Probably the most interesting element of the demo, though, was the so-far little seen guild and guild city elements. Essentially a sort of RTS-lite element plopped down in the dead center of the game's endgame PvP, Age of Conan's city construction takes the crafting and housing elements we've seen in other games and explodes them out in some interesting directions. Read on for details on this new way of tackling a well-known game system.
The city construction element actually begins by the developers creating a new guild. Guild creation is as simple as clicking on some UI elements and giving your organization a name. One person can start a guild. In the beta demo we saw, it only took two players to make that guild 'permanent', but the team members stated pretty flatly that the game at launch would require more members to stick around. At the point the guild elements kicked off the demo PC had been running the client for some time, and as a result they ran into some heavy technical difficulties; rebooting, restarting, and clearing out the guild elements was required before we could move on.
Once we were back up and running, the developers headed to the Lakeesha plains – a special instanced zone designed specifically for building your guild city. In order to build your city, you'll need a guild of at least 30 players. Participating in city construction will require your character be at least level 40, but it wasn't clear whether you'll need 30 level 40 characters before you can enter the plains or not.
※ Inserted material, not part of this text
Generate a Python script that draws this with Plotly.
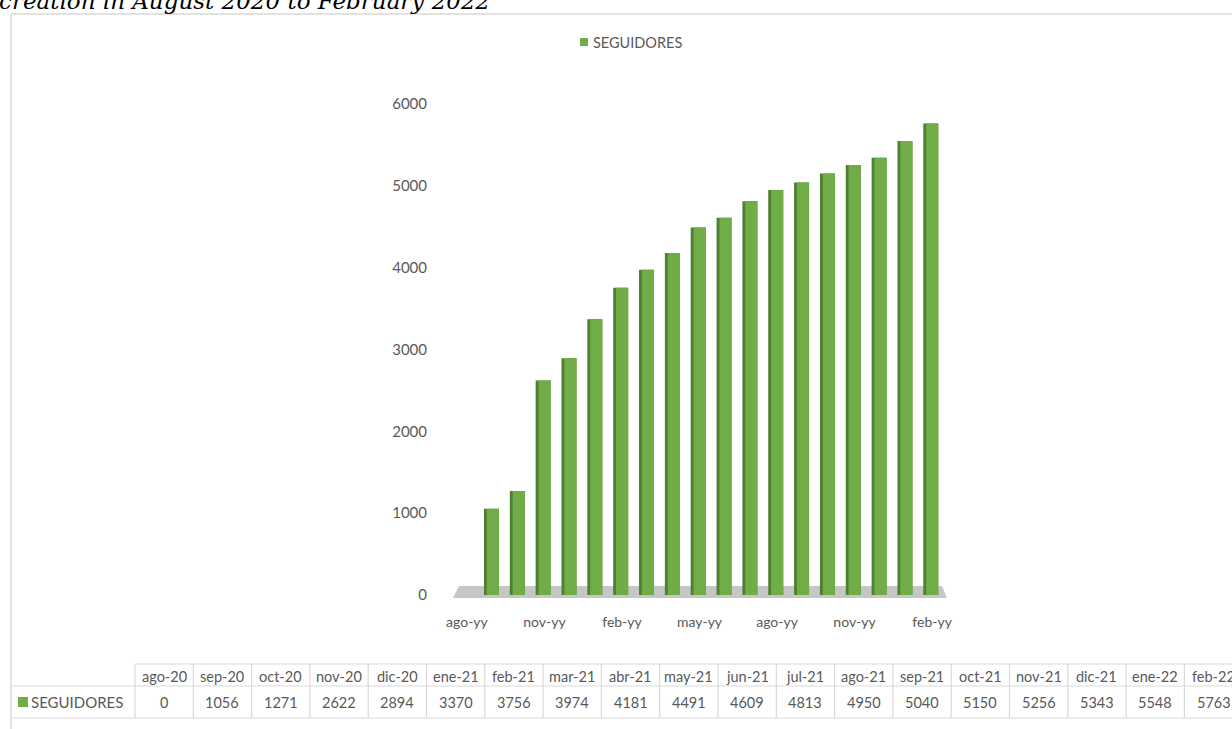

The Lakeesha zone features a number of unique elements that you won't find in the typical adventuring areas. Building markers, small concrete rocks, dot the center of the huge map. They lay out the basic structure of a city, your guild's home and center of power in the world of Hyborea. The first building your guild will be raising is the Great Hall, a hub for all the resources your proud company will be gathering in the Lakeesha zone.
The zone, aside from providing ample room for constructing a city, also features resource nodes that you and your fellow guildies will be harvesting with vigor. Each building and feature that you're going to want to add to your city will require a certain amount of resources. Most buildings are going to require large amounts, typically hundreds and hundreds of stones, logs, and other resource types. Once the requisite amount of resources is collected, guildies can open an interface on a building marker and begin construction on your city's structures.
Markers only note the possible placement opportunities for buildings – what buildings are actually placed seem to be up to the guild. Walls are pretty much set in specific places, but whether you want the barracks (or whatever) here or over there is up to you. It was unclear whether this means guilds could specialize in specific areas of the game by making different building choices, or whether the placement of these buildings is purely aesthetic.
Walls are placed in specific areas to form an inner baily, which will surround the most important building in the player city: the Keep. The Keep is set up high on a hill, around which the walls form a sort of screen. Beyond those walls are most of the city buildings, and additional walls can be placed around that level to create another screen to protect the city from ... invaders.
The possibility of invasion will apparently be the apex of endgame PvP combat. Guilds can lay siege to opposing guild cities, in what sounds like a mammoth contest between the two factions. Invaders will have to burn through the outer ring of buildings and walls to reach the baily before sacking the Keep itself.
As interesting as all this sounds, there were some big questions left in the air at the end of the demonstration. How frequent will guilds have to fend off these attacks? Are they going to be 'scheduled' somehow to ensure that a group has a chance to fight off the invading army? How much angst will the cause the first time a guild loses their fully built-out city to an exploitive PvP guild?
Despite these questions, there's a lot of potential here; like with many systems in Conan, a breathtakingly ambitious new approach to design we've seen in many other games. Let's hope their launch date just a few months away allows them the opportunity to answer all of these remaining issues to their (and our) satisfaction.